• _PROBLEM REQUIREMENTS_: Quote every line from the top of the listing down to and including the line that contains "y_ticks = [0, 1, 2, 3, 4, 5]".

Records with drawing code:

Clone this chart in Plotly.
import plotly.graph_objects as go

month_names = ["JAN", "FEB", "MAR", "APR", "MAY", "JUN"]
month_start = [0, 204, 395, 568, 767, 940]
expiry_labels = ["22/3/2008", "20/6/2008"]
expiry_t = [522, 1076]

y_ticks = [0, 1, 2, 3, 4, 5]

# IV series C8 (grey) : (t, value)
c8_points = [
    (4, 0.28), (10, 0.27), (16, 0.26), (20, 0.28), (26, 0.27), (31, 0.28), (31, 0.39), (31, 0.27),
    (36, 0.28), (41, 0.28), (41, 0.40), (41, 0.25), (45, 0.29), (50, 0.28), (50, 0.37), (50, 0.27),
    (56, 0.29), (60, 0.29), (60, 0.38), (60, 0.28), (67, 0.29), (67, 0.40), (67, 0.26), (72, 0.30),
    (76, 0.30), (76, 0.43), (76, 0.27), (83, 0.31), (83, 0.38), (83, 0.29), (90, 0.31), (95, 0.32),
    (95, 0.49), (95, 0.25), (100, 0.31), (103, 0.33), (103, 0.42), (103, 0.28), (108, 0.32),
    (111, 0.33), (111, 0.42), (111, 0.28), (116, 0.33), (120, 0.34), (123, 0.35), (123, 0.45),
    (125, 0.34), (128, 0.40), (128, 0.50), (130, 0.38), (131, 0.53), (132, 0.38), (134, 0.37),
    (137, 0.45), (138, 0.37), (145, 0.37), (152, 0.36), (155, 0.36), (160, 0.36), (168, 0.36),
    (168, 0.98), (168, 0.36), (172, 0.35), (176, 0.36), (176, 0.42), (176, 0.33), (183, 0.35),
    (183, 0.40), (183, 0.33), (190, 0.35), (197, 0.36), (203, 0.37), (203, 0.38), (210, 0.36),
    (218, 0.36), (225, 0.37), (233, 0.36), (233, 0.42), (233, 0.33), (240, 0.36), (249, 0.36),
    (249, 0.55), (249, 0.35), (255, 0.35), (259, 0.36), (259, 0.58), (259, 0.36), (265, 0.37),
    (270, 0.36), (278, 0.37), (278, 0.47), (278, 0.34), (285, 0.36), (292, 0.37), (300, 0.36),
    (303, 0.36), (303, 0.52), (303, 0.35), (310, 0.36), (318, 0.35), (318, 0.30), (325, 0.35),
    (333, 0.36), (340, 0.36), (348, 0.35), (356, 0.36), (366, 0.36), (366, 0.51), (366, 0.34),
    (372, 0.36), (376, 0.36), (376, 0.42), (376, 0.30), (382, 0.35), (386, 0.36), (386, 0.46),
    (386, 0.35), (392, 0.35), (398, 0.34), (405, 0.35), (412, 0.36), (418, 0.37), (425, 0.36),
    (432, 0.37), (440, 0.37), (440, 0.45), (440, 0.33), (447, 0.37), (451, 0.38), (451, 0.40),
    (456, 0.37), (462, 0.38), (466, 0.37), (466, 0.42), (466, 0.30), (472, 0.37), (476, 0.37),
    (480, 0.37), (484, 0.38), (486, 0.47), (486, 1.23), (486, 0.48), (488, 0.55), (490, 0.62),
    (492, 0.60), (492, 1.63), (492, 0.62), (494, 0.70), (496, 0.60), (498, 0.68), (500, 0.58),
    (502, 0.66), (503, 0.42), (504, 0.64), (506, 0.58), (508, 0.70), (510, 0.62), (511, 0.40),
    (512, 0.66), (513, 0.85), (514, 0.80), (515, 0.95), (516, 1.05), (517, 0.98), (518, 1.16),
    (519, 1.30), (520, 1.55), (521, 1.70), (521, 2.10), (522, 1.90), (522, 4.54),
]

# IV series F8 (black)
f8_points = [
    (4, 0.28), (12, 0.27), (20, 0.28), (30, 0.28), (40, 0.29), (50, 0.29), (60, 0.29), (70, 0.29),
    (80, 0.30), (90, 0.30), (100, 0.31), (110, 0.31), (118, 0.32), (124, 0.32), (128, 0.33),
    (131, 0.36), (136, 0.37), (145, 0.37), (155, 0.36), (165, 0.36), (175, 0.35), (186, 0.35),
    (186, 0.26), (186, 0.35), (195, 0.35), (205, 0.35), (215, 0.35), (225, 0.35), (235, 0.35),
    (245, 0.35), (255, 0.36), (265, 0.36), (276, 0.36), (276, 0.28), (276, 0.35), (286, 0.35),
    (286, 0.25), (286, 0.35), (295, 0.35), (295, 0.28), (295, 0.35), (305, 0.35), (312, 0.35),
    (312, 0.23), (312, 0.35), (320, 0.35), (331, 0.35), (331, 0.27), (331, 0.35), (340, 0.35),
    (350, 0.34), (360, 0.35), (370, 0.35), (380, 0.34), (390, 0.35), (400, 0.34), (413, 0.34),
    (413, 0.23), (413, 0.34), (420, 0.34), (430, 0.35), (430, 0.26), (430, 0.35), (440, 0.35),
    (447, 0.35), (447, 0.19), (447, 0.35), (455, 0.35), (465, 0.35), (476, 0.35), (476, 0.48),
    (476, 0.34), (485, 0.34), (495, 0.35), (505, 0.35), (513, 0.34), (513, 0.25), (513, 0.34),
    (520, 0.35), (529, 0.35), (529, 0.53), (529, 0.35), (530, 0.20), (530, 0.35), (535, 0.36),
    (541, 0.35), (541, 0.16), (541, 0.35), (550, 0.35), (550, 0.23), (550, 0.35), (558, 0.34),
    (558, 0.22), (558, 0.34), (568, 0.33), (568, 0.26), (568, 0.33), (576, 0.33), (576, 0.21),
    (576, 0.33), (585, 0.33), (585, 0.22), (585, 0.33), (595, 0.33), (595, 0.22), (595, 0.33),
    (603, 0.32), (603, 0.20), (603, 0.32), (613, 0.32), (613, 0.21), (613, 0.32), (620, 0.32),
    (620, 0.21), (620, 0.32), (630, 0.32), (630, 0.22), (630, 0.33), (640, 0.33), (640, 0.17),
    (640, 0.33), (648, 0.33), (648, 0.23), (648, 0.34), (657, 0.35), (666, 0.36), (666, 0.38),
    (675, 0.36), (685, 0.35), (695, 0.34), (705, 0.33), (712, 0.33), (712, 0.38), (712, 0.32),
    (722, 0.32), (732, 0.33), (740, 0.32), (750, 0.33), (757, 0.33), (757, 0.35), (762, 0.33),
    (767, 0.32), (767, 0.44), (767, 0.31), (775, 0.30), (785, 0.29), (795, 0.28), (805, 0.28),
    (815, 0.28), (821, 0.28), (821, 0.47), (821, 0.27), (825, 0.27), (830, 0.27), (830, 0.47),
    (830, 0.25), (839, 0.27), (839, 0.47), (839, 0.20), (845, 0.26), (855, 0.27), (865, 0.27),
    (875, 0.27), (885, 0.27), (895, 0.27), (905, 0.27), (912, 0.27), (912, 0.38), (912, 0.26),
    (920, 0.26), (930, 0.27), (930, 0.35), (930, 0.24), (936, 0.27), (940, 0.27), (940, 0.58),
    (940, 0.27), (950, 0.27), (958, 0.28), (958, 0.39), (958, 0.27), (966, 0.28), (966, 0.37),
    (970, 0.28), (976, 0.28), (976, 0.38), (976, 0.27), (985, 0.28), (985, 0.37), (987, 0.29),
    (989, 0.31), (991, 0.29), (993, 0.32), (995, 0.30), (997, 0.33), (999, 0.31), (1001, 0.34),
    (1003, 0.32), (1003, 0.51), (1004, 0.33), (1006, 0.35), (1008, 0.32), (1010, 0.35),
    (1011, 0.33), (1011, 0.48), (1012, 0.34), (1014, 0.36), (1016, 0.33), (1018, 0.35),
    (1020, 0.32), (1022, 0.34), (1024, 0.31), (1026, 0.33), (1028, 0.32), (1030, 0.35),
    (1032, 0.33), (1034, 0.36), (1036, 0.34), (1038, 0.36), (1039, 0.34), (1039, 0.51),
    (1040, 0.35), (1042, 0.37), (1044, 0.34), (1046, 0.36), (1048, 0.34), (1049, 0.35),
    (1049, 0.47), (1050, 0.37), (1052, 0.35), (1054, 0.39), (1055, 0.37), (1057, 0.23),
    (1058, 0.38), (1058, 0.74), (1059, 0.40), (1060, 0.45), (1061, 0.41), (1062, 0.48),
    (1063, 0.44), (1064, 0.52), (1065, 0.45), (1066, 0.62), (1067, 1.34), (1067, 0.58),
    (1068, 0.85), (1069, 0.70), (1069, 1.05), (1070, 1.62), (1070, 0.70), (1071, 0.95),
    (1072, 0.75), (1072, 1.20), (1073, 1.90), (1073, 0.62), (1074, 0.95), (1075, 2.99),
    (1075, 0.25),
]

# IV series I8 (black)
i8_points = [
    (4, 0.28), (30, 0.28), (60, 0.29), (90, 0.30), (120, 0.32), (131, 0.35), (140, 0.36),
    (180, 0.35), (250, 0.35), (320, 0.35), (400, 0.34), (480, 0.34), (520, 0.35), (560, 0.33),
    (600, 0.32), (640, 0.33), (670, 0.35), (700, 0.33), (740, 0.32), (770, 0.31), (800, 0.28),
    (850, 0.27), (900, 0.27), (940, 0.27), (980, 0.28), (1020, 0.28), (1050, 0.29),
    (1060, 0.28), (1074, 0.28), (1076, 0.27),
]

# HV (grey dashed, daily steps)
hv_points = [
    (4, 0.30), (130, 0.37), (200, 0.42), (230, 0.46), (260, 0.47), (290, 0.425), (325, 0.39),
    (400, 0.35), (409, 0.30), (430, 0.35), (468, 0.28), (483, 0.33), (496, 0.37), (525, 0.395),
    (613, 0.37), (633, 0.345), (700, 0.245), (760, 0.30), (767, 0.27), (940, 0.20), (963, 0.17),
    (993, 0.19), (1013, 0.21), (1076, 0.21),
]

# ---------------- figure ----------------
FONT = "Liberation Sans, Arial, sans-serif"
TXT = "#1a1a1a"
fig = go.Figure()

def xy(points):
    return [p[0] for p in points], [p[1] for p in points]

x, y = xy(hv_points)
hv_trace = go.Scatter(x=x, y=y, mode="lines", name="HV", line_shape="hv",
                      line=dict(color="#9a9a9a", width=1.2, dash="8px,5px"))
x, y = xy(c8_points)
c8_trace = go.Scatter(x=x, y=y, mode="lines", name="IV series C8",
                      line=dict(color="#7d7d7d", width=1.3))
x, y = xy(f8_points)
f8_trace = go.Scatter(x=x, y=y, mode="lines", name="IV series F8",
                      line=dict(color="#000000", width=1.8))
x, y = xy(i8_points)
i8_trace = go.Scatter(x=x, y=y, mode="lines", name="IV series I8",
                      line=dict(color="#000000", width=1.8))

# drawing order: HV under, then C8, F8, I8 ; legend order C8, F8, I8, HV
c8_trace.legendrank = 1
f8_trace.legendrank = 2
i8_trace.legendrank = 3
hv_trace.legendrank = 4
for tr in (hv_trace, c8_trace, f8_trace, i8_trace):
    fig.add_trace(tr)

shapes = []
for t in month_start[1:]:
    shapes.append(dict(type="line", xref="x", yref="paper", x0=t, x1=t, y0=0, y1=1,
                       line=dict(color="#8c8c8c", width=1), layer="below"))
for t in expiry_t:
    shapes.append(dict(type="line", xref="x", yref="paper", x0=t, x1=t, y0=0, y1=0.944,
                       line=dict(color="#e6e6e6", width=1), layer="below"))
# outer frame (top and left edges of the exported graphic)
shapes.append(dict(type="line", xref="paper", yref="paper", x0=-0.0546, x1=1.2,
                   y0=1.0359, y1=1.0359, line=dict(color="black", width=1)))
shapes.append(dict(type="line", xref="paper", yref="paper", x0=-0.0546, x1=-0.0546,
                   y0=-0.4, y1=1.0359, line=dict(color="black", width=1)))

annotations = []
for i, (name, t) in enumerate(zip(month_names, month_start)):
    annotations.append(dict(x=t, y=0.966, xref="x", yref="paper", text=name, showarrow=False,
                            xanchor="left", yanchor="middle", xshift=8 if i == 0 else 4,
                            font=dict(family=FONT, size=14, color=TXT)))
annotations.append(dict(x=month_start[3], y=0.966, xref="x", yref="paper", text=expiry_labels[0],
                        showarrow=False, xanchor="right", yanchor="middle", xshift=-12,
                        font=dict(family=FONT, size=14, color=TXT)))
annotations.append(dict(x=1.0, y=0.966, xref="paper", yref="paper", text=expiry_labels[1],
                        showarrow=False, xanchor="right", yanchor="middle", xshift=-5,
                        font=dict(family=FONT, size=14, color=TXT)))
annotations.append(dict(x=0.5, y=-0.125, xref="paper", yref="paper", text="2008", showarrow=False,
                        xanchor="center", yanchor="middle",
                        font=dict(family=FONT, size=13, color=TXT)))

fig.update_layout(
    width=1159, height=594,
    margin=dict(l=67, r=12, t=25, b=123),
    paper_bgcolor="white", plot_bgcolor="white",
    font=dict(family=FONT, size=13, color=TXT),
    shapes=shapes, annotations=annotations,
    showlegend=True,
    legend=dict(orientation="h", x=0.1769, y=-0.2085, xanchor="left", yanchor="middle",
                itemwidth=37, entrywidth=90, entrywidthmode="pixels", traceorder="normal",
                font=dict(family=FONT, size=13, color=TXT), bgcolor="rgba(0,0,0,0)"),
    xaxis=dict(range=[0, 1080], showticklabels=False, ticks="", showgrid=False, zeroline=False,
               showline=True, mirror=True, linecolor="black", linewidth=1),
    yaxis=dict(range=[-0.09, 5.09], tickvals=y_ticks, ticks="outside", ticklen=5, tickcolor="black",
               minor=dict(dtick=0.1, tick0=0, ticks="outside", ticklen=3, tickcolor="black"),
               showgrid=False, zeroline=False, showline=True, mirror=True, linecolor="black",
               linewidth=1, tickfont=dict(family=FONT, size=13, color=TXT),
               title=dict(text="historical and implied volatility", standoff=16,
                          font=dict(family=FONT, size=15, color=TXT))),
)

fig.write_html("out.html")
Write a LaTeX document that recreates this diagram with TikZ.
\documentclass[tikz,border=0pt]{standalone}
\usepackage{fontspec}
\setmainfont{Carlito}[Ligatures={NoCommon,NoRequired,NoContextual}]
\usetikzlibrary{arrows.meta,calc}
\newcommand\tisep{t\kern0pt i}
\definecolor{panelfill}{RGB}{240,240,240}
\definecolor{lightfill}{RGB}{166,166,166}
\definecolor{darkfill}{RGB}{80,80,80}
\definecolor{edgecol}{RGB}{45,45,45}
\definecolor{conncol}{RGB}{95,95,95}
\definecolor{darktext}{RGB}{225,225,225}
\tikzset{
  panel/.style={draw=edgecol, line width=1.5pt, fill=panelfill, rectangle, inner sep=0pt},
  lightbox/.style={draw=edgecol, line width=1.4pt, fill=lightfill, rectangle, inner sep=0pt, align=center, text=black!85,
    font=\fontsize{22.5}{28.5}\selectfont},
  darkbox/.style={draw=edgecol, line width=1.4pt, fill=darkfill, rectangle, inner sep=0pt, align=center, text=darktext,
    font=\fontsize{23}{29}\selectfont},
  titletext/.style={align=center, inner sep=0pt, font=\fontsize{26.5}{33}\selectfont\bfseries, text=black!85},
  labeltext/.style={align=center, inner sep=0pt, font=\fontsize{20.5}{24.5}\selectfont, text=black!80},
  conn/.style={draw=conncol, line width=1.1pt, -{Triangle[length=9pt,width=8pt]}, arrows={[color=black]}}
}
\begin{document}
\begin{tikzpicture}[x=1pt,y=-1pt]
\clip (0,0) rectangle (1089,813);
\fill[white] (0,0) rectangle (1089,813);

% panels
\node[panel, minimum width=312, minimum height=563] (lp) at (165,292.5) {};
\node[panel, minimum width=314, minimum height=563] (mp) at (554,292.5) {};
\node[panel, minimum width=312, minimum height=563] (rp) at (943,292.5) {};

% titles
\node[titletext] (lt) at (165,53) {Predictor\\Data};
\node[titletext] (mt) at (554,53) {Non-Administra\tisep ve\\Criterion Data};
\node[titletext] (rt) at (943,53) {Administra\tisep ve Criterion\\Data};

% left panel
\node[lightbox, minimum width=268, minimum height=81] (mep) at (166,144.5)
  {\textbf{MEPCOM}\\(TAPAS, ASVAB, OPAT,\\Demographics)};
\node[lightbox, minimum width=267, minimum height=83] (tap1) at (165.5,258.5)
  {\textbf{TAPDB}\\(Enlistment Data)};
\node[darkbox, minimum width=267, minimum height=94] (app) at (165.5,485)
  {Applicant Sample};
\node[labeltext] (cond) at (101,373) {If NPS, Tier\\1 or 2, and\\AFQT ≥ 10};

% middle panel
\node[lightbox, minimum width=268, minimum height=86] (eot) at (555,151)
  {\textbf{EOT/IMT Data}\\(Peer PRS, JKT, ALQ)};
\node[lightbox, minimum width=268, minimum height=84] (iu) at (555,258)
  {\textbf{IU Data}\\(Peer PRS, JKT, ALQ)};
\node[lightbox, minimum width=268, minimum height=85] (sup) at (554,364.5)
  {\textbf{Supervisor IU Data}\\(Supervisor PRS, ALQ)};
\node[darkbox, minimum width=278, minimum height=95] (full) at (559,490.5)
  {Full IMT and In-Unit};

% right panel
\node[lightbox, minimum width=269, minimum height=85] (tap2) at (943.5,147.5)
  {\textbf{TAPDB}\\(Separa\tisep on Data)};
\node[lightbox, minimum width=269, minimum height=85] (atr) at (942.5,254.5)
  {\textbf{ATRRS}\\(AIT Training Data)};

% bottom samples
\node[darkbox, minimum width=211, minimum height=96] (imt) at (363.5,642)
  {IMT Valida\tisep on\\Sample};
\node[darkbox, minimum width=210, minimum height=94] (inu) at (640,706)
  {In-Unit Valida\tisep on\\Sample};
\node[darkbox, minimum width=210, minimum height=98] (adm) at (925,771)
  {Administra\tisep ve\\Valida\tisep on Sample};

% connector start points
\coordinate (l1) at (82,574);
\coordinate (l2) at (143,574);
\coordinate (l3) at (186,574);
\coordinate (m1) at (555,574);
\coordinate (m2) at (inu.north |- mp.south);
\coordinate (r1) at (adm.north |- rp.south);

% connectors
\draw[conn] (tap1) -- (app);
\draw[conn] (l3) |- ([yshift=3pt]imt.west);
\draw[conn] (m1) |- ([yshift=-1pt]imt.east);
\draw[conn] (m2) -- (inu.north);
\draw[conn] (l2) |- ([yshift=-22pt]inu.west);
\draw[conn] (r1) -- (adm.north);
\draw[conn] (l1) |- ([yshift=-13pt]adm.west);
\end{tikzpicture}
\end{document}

• _SOLUTION FOR THIS PROBLEM_:
Clone this chart in Plotly.
import plotly.graph_objects as go

month_names = ["JAN", "FEB", "MAR", "APR", "MAY", "JUN"]
month_start = [0, 204, 395, 568, 767, 940]
expiry_labels = ["22/3/2008", "20/6/2008"]
expiry_t = [522, 1076]

y_ticks = [0, 1, 2, 3, 4, 5]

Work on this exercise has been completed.